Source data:
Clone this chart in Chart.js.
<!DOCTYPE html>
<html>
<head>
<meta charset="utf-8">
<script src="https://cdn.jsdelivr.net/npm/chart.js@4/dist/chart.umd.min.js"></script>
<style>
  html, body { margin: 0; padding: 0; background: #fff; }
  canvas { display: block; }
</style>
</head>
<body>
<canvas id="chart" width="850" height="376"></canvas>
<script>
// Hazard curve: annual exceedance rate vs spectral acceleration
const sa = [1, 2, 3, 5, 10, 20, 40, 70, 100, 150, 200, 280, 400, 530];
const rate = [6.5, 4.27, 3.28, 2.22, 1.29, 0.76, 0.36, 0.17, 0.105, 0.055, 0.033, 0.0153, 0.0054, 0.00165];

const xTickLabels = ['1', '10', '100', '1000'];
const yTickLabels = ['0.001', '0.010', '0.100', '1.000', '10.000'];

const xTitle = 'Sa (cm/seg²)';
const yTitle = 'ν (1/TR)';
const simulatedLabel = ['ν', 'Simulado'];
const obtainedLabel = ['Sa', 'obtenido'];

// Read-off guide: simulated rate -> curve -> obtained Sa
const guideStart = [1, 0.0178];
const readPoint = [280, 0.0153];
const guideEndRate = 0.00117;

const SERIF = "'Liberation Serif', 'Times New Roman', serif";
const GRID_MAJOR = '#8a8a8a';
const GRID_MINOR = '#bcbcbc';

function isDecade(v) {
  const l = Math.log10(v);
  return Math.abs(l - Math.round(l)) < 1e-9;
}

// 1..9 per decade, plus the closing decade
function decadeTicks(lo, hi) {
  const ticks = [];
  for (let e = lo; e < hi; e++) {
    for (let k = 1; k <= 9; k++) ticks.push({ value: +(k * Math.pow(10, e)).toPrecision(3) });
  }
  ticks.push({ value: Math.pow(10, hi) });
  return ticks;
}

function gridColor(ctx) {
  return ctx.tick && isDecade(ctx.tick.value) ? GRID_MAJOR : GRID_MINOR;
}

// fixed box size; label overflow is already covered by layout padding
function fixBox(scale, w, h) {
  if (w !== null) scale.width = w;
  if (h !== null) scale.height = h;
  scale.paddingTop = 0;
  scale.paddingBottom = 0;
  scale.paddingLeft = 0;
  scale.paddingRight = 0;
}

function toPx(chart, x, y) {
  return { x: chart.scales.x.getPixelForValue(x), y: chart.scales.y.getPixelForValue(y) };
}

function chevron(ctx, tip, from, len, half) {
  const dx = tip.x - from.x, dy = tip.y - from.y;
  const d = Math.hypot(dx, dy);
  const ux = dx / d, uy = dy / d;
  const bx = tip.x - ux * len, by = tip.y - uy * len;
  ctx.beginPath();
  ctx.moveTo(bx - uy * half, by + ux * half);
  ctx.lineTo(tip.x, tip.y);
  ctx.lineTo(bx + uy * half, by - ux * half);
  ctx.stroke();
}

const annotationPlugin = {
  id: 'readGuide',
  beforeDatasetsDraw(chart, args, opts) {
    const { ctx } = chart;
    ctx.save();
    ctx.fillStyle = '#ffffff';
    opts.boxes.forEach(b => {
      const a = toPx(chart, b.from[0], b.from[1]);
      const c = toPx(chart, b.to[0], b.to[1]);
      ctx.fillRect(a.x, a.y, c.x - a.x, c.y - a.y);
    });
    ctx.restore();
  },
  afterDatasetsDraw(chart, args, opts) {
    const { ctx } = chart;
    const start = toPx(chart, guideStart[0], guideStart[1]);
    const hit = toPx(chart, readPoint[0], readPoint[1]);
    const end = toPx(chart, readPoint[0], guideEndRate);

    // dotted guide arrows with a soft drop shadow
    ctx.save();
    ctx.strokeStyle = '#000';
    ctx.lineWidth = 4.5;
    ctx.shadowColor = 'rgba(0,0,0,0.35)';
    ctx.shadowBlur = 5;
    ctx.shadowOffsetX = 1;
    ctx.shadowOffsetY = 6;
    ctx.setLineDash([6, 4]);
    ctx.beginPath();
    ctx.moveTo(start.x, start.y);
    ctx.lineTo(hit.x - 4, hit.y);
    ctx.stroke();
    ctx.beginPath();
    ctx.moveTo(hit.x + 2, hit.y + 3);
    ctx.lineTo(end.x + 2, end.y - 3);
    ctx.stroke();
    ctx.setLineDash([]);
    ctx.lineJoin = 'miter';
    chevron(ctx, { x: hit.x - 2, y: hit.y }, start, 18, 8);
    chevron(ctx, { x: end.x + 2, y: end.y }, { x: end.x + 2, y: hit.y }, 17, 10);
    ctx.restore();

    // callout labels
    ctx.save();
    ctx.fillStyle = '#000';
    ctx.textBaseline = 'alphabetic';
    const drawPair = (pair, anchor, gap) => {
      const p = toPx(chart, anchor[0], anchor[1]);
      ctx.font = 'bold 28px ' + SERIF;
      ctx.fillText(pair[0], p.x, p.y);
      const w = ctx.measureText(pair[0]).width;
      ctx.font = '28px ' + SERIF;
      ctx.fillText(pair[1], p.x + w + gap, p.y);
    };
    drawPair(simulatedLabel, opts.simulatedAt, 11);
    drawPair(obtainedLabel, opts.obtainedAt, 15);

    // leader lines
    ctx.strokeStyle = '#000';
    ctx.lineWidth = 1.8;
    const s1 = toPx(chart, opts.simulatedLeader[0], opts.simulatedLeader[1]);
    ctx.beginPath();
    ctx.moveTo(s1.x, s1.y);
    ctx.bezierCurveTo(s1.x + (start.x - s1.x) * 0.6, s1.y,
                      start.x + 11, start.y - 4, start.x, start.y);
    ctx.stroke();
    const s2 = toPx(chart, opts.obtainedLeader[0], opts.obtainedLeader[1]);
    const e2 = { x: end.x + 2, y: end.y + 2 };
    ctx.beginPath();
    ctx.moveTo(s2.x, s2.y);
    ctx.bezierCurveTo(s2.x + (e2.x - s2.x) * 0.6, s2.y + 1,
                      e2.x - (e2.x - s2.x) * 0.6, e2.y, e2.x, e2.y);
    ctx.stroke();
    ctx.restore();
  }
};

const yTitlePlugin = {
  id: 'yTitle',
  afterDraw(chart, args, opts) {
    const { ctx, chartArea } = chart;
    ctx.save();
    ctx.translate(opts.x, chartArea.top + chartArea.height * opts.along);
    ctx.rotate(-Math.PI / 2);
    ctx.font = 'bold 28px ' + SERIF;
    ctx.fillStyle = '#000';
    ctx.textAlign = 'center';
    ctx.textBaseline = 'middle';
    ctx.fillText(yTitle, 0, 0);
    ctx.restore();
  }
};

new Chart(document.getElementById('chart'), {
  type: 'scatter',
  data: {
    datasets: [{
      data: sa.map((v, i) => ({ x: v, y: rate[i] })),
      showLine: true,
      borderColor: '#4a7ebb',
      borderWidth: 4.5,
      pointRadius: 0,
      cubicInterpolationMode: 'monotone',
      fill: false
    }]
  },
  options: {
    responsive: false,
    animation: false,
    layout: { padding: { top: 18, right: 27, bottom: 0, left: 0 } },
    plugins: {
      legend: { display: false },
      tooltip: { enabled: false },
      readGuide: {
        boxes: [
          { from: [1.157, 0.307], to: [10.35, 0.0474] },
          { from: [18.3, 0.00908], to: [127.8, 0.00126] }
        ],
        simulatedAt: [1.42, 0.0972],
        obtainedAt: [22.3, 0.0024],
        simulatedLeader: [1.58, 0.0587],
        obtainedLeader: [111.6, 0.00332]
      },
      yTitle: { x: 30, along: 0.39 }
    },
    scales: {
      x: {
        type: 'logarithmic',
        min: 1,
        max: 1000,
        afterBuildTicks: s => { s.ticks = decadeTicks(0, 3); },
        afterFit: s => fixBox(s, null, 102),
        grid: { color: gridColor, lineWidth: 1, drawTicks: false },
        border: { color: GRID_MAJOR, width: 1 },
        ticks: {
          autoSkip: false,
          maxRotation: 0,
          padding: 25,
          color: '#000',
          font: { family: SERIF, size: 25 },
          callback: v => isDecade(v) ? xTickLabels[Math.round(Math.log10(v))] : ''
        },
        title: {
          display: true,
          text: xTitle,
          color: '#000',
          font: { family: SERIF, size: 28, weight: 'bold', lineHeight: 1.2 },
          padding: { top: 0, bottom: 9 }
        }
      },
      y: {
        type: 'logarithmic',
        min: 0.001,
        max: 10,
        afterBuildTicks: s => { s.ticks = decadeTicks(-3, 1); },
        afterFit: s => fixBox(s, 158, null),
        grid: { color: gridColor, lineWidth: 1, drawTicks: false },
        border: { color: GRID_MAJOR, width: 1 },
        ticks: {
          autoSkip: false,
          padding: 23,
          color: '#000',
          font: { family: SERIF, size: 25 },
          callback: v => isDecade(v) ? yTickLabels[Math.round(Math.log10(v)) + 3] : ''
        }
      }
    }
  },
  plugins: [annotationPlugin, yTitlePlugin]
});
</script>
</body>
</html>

* * *

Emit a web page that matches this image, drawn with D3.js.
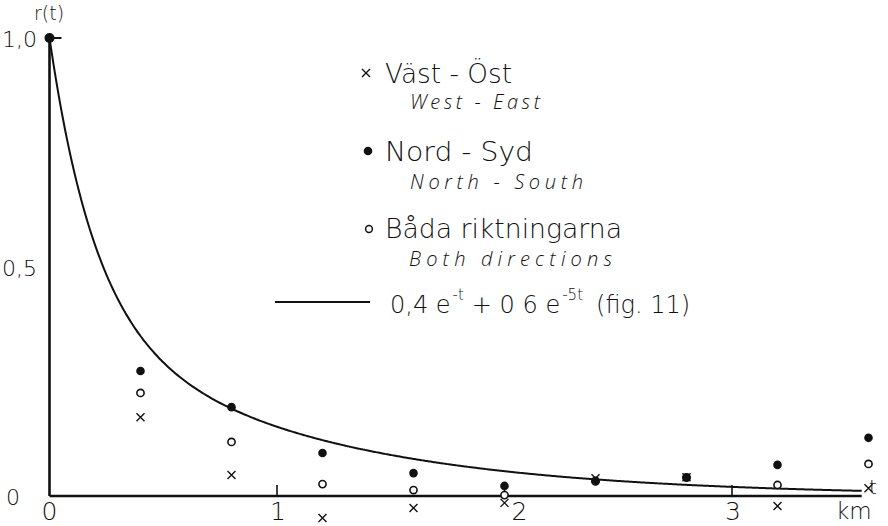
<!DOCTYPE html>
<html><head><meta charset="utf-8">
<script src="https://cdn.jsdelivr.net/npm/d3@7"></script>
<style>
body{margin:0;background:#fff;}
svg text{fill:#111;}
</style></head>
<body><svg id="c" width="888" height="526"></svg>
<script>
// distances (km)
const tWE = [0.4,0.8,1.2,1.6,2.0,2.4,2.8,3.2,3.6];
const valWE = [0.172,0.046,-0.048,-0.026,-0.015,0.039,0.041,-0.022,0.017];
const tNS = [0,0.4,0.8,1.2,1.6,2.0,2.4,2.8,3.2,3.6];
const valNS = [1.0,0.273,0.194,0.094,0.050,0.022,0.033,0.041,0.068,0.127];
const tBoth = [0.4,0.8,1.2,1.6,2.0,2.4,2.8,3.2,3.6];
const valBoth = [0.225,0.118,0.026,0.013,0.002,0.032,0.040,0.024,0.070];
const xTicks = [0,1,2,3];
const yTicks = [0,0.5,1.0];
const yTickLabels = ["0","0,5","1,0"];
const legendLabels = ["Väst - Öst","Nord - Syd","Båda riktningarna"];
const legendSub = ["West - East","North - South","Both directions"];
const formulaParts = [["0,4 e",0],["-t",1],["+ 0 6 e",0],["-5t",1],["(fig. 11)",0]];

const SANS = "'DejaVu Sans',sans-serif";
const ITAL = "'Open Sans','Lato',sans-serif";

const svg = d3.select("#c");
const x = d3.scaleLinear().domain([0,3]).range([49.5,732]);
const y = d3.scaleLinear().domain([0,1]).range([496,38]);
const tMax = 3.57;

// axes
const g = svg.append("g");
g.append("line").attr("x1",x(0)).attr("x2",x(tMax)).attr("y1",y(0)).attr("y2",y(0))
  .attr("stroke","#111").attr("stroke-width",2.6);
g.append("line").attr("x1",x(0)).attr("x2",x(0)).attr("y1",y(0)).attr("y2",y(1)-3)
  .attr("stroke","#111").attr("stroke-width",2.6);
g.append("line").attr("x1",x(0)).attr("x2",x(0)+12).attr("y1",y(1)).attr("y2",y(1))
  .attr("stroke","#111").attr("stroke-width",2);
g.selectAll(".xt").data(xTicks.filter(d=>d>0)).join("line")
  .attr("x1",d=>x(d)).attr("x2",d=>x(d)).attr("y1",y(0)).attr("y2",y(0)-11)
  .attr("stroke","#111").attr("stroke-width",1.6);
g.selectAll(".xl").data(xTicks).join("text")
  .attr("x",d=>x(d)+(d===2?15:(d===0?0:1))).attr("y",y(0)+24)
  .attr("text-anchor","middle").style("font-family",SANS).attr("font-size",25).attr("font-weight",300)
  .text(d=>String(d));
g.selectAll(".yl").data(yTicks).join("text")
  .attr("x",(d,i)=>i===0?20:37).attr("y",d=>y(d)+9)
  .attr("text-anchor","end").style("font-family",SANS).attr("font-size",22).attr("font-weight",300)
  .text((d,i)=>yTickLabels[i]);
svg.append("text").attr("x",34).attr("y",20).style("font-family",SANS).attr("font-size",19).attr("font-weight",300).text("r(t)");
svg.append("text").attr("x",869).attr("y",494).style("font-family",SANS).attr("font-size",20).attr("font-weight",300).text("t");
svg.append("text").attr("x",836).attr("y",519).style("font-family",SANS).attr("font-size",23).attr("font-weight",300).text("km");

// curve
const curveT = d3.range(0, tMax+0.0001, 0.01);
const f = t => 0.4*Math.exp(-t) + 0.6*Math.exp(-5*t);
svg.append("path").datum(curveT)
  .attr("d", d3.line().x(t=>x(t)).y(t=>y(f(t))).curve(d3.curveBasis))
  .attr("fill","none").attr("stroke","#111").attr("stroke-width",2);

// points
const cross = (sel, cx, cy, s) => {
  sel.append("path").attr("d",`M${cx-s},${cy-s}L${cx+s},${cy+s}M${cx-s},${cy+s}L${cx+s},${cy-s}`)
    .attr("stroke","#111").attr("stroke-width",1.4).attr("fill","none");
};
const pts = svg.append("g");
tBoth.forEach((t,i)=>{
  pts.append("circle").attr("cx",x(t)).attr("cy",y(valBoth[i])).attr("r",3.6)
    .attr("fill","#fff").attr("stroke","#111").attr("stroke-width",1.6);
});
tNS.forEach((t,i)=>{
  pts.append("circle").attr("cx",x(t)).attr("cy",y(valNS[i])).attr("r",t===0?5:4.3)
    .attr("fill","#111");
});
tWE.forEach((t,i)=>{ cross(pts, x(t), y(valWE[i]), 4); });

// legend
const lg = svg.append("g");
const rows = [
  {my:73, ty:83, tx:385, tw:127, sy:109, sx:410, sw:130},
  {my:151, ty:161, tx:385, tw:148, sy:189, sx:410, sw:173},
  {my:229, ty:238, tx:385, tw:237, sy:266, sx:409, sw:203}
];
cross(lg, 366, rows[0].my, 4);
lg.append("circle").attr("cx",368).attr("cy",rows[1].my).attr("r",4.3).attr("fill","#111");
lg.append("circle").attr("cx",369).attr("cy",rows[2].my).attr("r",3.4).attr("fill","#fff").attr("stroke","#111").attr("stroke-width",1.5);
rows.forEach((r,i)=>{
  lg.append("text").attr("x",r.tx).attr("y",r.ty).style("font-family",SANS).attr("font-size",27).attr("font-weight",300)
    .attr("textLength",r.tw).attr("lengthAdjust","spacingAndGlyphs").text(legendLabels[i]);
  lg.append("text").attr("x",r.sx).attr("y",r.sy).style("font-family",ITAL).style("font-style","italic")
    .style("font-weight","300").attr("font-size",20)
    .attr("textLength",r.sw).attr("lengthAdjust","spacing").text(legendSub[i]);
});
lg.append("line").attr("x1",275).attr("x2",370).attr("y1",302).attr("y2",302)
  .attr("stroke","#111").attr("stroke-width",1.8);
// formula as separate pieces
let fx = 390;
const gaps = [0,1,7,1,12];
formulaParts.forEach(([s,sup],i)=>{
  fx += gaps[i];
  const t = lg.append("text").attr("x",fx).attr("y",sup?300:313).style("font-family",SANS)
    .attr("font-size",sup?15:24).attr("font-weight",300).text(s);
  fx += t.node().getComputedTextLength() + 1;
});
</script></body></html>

#### Directions:
Output nothing but the number of lines in the data containing the string "this".

#### Correct answer:
2